CHICKEN CARBONNADE (BELGIAN BEER STEW)
1 Tablespoon unsalted butter
1 Tablespoon olive oil
4 large chicken thighs, bone-in with skin
¼ teaspoon ground allspice
1 pound onions, thinly sliced
1 pound white button mushrooms, brushed free of any dirt and quartered (do not wash)
3 teaspoons packed dark brown sugar, divided
4 small bay leaves
2 teaspoons Dijon mustard
1 cup dark Belgian beer, or a brown ale such as Newcastle or Anchor Steam
½ cup beef broth
2 teaspoons balsamic vinegar
kosher salt and ground black pepper to taste
buttered egg noodles for serving
1. Sprinkle chicken with salt, pepper, and allspice. Set aside.
2. Heat butter and olive oil in large skillet or Dutch oven over medium-high heat until foamy.
3. Add chicken to the pan, skin side down and sauté until well browned, about 4 minutes per side; transfer to plate.

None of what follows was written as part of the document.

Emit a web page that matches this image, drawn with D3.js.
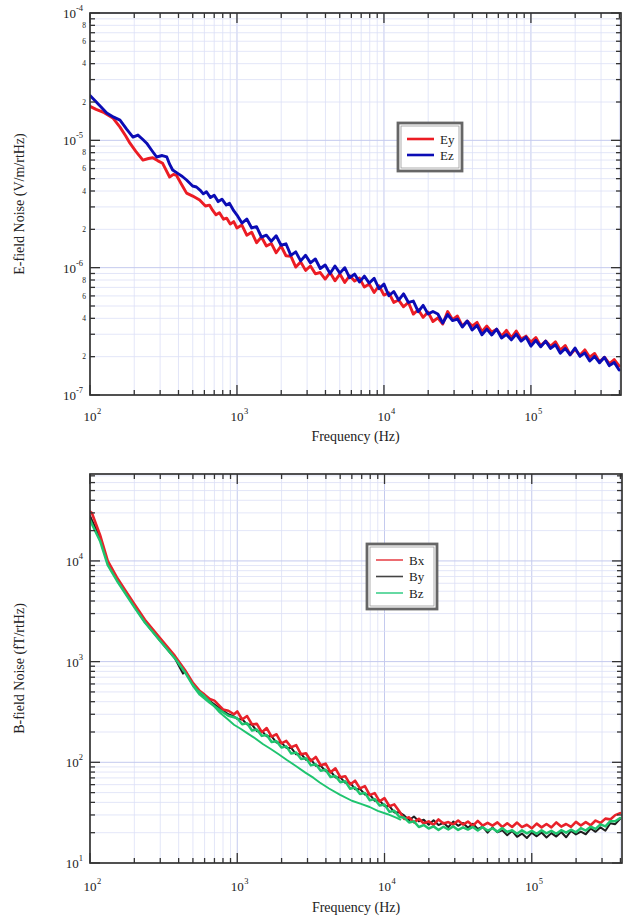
<!DOCTYPE html>
<html><head><meta charset="utf-8">
<script src="https://cdn.jsdelivr.net/npm/d3@7"></script>
<style>body{margin:0;background:#fff} text{font-family:"Liberation Serif","Times New Roman",serif;fill:#222}</style>
</head><body><svg id="c" width="628" height="918"></svg>
<script>
// ---------- shared high-frequency grid (Hz) ----------
const freqHi = [1000,1080,1166,1259,1359,1468,1585,1711,1848,1995,2154,2326,2512,2712,2929,3162,3415,3687,3981,4299,4642,5012,5412,5843,6310,6813,7356,7943,8577,9261,
10000,10800,11660,12590,13590,14680,15850,17110,18480,19950,21540,23260,25120,27120,29290,31620,34150,36870,39810,42990,46420,50120,54120,58430,63100,68130,73560,79430,85770,92610,
100000,108000,116600,125900,135900,146800,158500,171100,184800,199500,215400,232600,251200,271200,292900,316200,341500,368700,398100];

// ---------- E-field (V/m/rtHz) ----------
const eyLowF = [100,110,125,143,160,175,187,205,229,250,267,290,312,330,348,370,388,420,454,500,557,610,650,682,720,760,810,850,900,950];
const eyLow = [1.85e-5,1.75e-5,1.65e-5,1.50e-5,1.27e-5,1.08e-5,9.5e-6,8.2e-6,7.0e-6,7.2e-6,7.3e-6,6.9e-6,6.6e-6,5.8e-6,5.15e-6,5.4e-6,5.3e-6,4.5e-6,3.85e-6,3.65e-6,3.40e-6,3.05e-6,3.10e-6,2.83e-6,2.60e-6,2.70e-6,2.40e-6,2.45e-6,2.20e-6,2.30e-6];
const eyHi = [2.05e-6,2.16e-6,1.80e-6,1.90e-6,1.57e-6,1.74e-6,1.48e-6,1.55e-6,1.31e-6,1.48e-6,
1.24e-6,1.23e-6,1.01e-6,1.11e-6,9.52e-7,1.03e-6,8.95e-7,9.16e-7,8.14e-7,9.16e-7,
7.89e-7,8.90e-7,7.66e-7,8.64e-7,7.85e-7,8.28e-7,7.04e-7,7.43e-7,6.39e-7,7.21e-7,
6.09e-7,6.35e-7,5.33e-7,5.57e-7,4.93e-7,5.33e-7,4.32e-7,4.67e-7,4.07e-7,4.48e-7,
3.78e-7,4.03e-7,3.61e-7,4.52e-7,3.91e-7,4.17e-7,3.48e-7,3.81e-7,3.48e-7,3.72e-7,
3.14e-7,3.48e-7,3.12e-7,3.29e-7,2.90e-7,3.22e-7,2.81e-7,3.18e-7,2.75e-7,2.90e-7,
2.60e-7,2.83e-7,2.43e-7,2.65e-7,2.41e-7,2.62e-7,2.25e-7,2.45e-7,2.07e-7,2.29e-7,
2.05e-7,2.26e-7,1.98e-7,2.12e-7,1.82e-7,1.98e-7,1.76e-7,1.90e-7,1.69e-7];

const ezLowF = [100,115,130,145,160,178,196,212,228,243,262,284,310,333,348,365,395,425,454,499,530,560,590,620,660,700,745,790,846,890,950];
const ezLow = [2.25e-5,1.90e-5,1.64e-5,1.52e-5,1.44e-5,1.22e-5,1.06e-5,1.10e-5,1.02e-5,9.5e-6,8.4e-6,7.4e-6,7.6e-6,7.4e-6,6.5e-6,5.85e-6,5.5e-6,5.2e-6,4.88e-6,4.38e-6,4.3e-6,4.07e-6,3.80e-6,3.95e-6,3.55e-6,3.70e-6,3.30e-6,3.45e-6,3.10e-6,3.20e-6,2.80e-6];
const ezHi = [2.59e-6,2.24e-6,2.41e-6,2.05e-6,2.10e-6,1.74e-6,1.80e-6,1.61e-6,1.78e-6,1.50e-6,
1.54e-6,1.25e-6,1.33e-6,1.13e-6,1.25e-6,1.09e-6,1.17e-6,9.85e-7,1.05e-6,9.00e-7,
1.03e-6,9.06e-7,1.00e-6,8.33e-7,8.90e-7,7.71e-7,8.59e-7,7.57e-7,8.24e-7,6.83e-7,
7.43e-7,6.02e-7,6.50e-7,5.57e-7,6.23e-7,5.33e-7,5.47e-7,4.51e-7,5.06e-7,4.32e-7,
4.53e-7,4.33e-7,3.68e-7,4.28e-7,3.84e-7,3.95e-7,3.42e-7,3.81e-7,3.24e-7,3.52e-7,
2.97e-7,3.29e-7,2.96e-7,3.29e-7,2.80e-7,2.99e-7,2.71e-7,3.01e-7,2.65e-7,2.85e-7,
2.42e-7,2.69e-7,2.39e-7,2.65e-7,2.32e-7,2.48e-7,2.13e-7,2.32e-7,2.07e-7,2.34e-7,
2.01e-7,2.14e-7,1.85e-7,2.01e-7,1.79e-7,1.98e-7,1.70e-7,1.80e-7,1.57e-7];

// ---------- B-field (fT/rtHz) ----------
const bxLowF = [100,103,117,132,152,173,202,236,298,377,440,500,557,600,651,700,761,800,870,950];
const bxLow = [31000,29900,18100,10000,6900,5150,3650,2600,1720,1140,830,615,510,470,425,410,362,335,325,300];
const bxHi = [320,266,288,238,241,199,219,180,190,154,
163,141,148,120,123,103,113,93.7,96.9,79.5,
87.2,71.2,72.8,60.3,65.6,55.1,58.0,47.2,49.4,40.9,
44.1,36.6,38.2,32.7,27.4,28.4,25.3,27.5,24.7,25.9,
23.9,27.1,24.7,25.5,24.1,26.4,24.1,25.8,23.4,26.2,
23.5,25.1,23.5,25.3,22.8,24.8,22.8,25.2,22.7,24.0,
22.1,24.6,22.6,24.4,22.6,25.3,23.0,24.4,22.8,25.6,
23.6,25.5,23.7,26.4,25.0,27.6,27.1,29.9,31.3];

const byLowF = [100,117,132,152,173,202,236,298,377,428,445,500,557,651,761,870,950];
const byLow = [28000,17000,9500,6600,4900,3480,2470,1630,1080,760,800,585,485,405,344,300,285];
const byHi = [270,268,238,237,204,205,181,181,157,157,
139,139,120,121,106,107,92.2,92.5,81.6,81.8,
70.7,71.0,62.5,62.7,54.1,54.4,47.9,48.0,41.5,41.7,
36.8,36.8,31.8,31.9,29.7,26.6,29.0,25.9,26.9,24.0,
26.6,23.8,25.1,22.7,25.8,23.4,25.0,22.4,24.5,21.8,
22.9,20.0,22.6,20.2,21.1,18.9,20.8,18.2,19.6,17.7,
20.0,18.4,20.1,17.9,19.8,18.3,20.3,18.0,20.8,19.2,
20.5,19.3,22.0,20.4,22.6,20.9,24.8,24.3,27.5];

const bzLowF = [100,117,132,152,173,202,236,298,377,440,500,557,651,761,870,950];
const bzLow = [25500,15800,9100,6400,4800,3400,2450,1620,1080,790,580,470,390,330,290,280];
const bzHi = [274,239,244,207,212,183,187,159,162,140,
144,122,125,108,110,93.2,95.5,82.5,84.4,71.4,
73.2,63.3,64.7,54.7,56.1,48.5,49.7,42.0,43.1,37.2,
38.1,32.2,33.0,28.8,28.2,25.3,25.9,22.8,23.8,22.0,
23.1,21.3,22.9,21.5,23.1,21.3,22.6,21.5,22.8,21.0,
22.7,21.0,22.1,20.5,22.2,20.3,21.2,19.5,21.1,19.7,
20.9,19.5,21.1,19.7,20.9,19.5,21.2,20.0,21.4,20.2,
22.2,21.0,22.9,21.8,24.2,23.1,26.0,26.0,28.0];
// second Bz sweep (500 Hz - 13 kHz)
const bz2F = [500,531,600,680,760,850,950,1060,1160,1300,1500,1700,1900,2160,2500,2900,3300,3630,4200,5000,6000,7000,7930,9000,10500,12100,12800];
const bz2 = [590,530,455,375,312,272,236,214,196,176,151,135,121,106,92,79,70,63,55,47.5,41.5,38.5,36,33,30.5,28,27];

const eLegend = ["Ey","Ez"];
const bLegend = ["Bx","By","Bz"];

// ---------- drawing ----------
const svg = d3.select('#c');
svg.append('rect').attr('width',628).attr('height',918).attr('fill','#fff');
const isMaj = v => Math.abs(Math.log10(v) - Math.round(Math.log10(v))) < 1e-9;
const mant = v => Math.round(v / Math.pow(10, Math.floor(Math.log10(v) + 1e-9)));
let clipId = 0;

function panel(cfg){
  const {x, y, series, minorLabels, ytitle, xlabBase, xtitleBase, legend} = cfg;
  const [xl, xr] = x.range(), [yb, yt] = y.range();
  const g = svg.append('g');
  const xd = x.domain(), yd = y.domain();
  const xt = x.ticks().filter(v => v >= xd[0]*0.999 && v <= xd[1]);
  const ytk = y.ticks().filter(v => v >= yd[0]*0.999 && v <= yd[1]);
  // grid
  g.selectAll('.gx').data(xt.filter(v=>v>xd[0]*1.001)).join('line')
    .attr('x1',d=>x(d)).attr('x2',d=>x(d)).attr('y1',yt).attr('y2',yb)
    .attr('stroke',d=>isMaj(d)?'#c4caee':'#dce0f6').attr('stroke-width',d=>isMaj(d)?1:0.8);
  g.selectAll('.gy').data(ytk.filter(v=>v>yd[0]*1.001)).join('line')
    .attr('y1',d=>y(d)).attr('y2',d=>y(d)).attr('x1',xl).attr('x2',xr)
    .attr('stroke',d=>isMaj(d)?'#c4caee':'#dce0f6').attr('stroke-width',d=>isMaj(d)?1:0.8);
  // clip
  const id = 'clip' + (clipId++);
  svg.append('clipPath').attr('id', id).append('rect')
    .attr('x', xl).attr('y', yt).attr('width', xr-xl).attr('height', yb-yt);
  const line = d3.line().x(d=>x(d[0])).y(d=>y(d[1]));
  const sg = g.append('g').attr('clip-path', `url(#${id})`);
  series.forEach(s => {
    sg.append('path').attr('d', line(d3.zip(s.f, s.v)))
      .attr('fill','none').attr('stroke', s.color).attr('stroke-width', s.w)
      .attr('stroke-linejoin','round').attr('stroke-linecap','round');
  });
  // frame
  g.append('rect').attr('x',xl).attr('y',yt).attr('width',xr-xl).attr('height',yb-yt)
    .attr('fill','none').attr('stroke','#333').attr('stroke-width',1.7);
  // ticks
  const tk = g.append('g').attr('stroke','#333').attr('stroke-width',1.3);
  xt.forEach(v => {
    const L = isMaj(v) ? 10 : 5, px = x(v);
    tk.append('line').attr('x1',px).attr('x2',px).attr('y1',yb).attr('y2',yb-L);
    tk.append('line').attr('x1',px).attr('x2',px).attr('y1',yt).attr('y2',yt+L);
  });
  ytk.forEach(v => {
    const L = isMaj(v) ? 10 : 5, py = y(v);
    tk.append('line').attr('x1',xl).attr('x2',xl+L).attr('y1',py).attr('y2',py);
    tk.append('line').attr('x1',xr).attr('x2',xr-L).attr('y1',py).attr('y2',py);
  });
  // x labels
  xt.filter(isMaj).forEach(v => {
    const e = Math.round(Math.log10(v)), px = x(v);
    g.append('text').attr('x',px).attr('y',xlabBase).attr('text-anchor','middle')
      .attr('font-size',13).text('10');
    g.append('text').attr('x',px+7).attr('y',xlabBase-7).attr('font-size',8.5).text(e);
  });
  // y labels
  ytk.filter(isMaj).forEach(v => {
    const e = Math.round(Math.log10(v)), py = y(v);
    const t = g.append('text').attr('x',83).attr('y',py+5).attr('text-anchor','end').attr('font-size',13);
    t.append('tspan').text('10');
    t.append('tspan').attr('dy',-7).attr('font-size',8.5).text(e);
  });
  if (minorLabels) {
    ytk.filter(v => !isMaj(v) && [2,4,6,8].includes(mant(v))).forEach(v => {
      g.append('text').attr('x',86).attr('y',y(v)+2.8).attr('text-anchor','end')
        .attr('font-size',7.5).attr('fill','#444').text(mant(v));
    });
  }
  // titles
  g.append('text').attr('x',(xl+xr)/2).attr('y',xtitleBase).attr('text-anchor','middle')
    .attr('font-size',14).text('Frequency (Hz)');
  g.append('text').attr('transform',`translate(21,${(yb+yt)/2}) rotate(-90)`)
    .attr('text-anchor','middle').attr('dominant-baseline','middle')
    .attr('font-size',14).text(ytitle);
  // legend
  const lg = g.append('g');
  lg.append('rect').attr('x',legend.x).attr('y',legend.y).attr('width',legend.w).attr('height',legend.h)
    .attr('fill','#fff').attr('stroke','#666').attr('stroke-width',2.8);
  lg.append('rect').attr('x',legend.x+3).attr('y',legend.y+3).attr('width',legend.w-6).attr('height',legend.h-6)
    .attr('fill','none').attr('stroke','#999').attr('stroke-width',0.8);
  legend.items.forEach((it, i) => {
    const yy = legend.y + legend.first + i*legend.step;
    lg.append('line').attr('x1',legend.x+9).attr('x2',legend.x+36).attr('y1',yy).attr('y2',yy)
      .attr('stroke',it.color).attr('stroke-width',it.w);
    lg.append('text').attr('x',legend.x+42).attr('y',yy+4.5).attr('font-size',13).text(it.name);
  });
}

const RED = '#ec1c24', BLUE = '#0b0cb5';
panel({
  x: d3.scaleLog().domain([100, 4.1e5]).range([90, 621]),
  y: d3.scaleLog().domain([1e-7, 1e-4]).range([395, 13]),
  series: [
    {f: eyLowF.concat(freqHi), v: eyLow.concat(eyHi), color: RED, w: 2.9},
    {f: ezLowF.concat(freqHi), v: ezLow.concat(ezHi), color: BLUE, w: 2.9}
  ],
  minorLabels: true,
  ytitle: 'E-field Noise (V/m/rtHz)',
  xlabBase: 421, xtitleBase: 441,
  legend: {x: 398, y: 123, w: 64, h: 48, first: 16, step: 16,
    items: [{name: eLegend[0], color: RED, w: 2.6}, {name: eLegend[1], color: BLUE, w: 2.6}]}
});

const BR = '#e8222a', BK = '#1e1e1e', BG = '#1fc46f';
panel({
  x: d3.scaleLog().domain([100, 4.1e5]).range([90, 622]),
  y: d3.scaleLog().domain([10, 7.3e4]).range([863, 474]),
  series: [
    {f: byLowF.concat(freqHi), v: byLow.concat(byHi), color: BK, w: 2},
    {f: bxLowF.concat(freqHi), v: bxLow.concat(bxHi), color: BR, w: 2.6},
    {f: bz2F, v: bz2, color: BG, w: 1.9},
    {f: bzLowF.concat(freqHi), v: bzLow.concat(bzHi), color: BG, w: 2.5}
  ],
  minorLabels: false,
  ytitle: 'B-field Noise (fT/rtHz)',
  xlabBase: 891, xtitleBase: 912,
  legend: {x: 367, y: 544, w: 70, h: 65, first: 16, step: 16.5,
    items: [{name: bLegend[0], color: '#e8474d', w: 1.6}, {name: bLegend[1], color: '#444', w: 1.6}, {name: bLegend[2], color: '#3fd08c', w: 1.6}]}
});
</script>
</body></html>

4. Add sliced onions, mushrooms and 2 teaspoons of the brown sugar to pan; sprinkle with a large pinch each of kosher salt and black pepper.
5. Sauté until deep golden brown, stirring occasionally, about 10 minutes.
6. Add bay leaves, mustard, and remaining teaspoon brown sugar.
7. Add chicken back to the pan, skin side up, then beer, beer broth, and balsamic vinegar.
8. Bring to boil then reduce heat to medium-low. Simmer, covered, 10 minutes.
9. Uncover the pan and simmer until chicken is cooked through and sauce thickens, turning chicken occasionally to coat with the sauce, about 20 minutes more.
10. Taste and season with salt and pepper and more balsamic vinegar, if needed.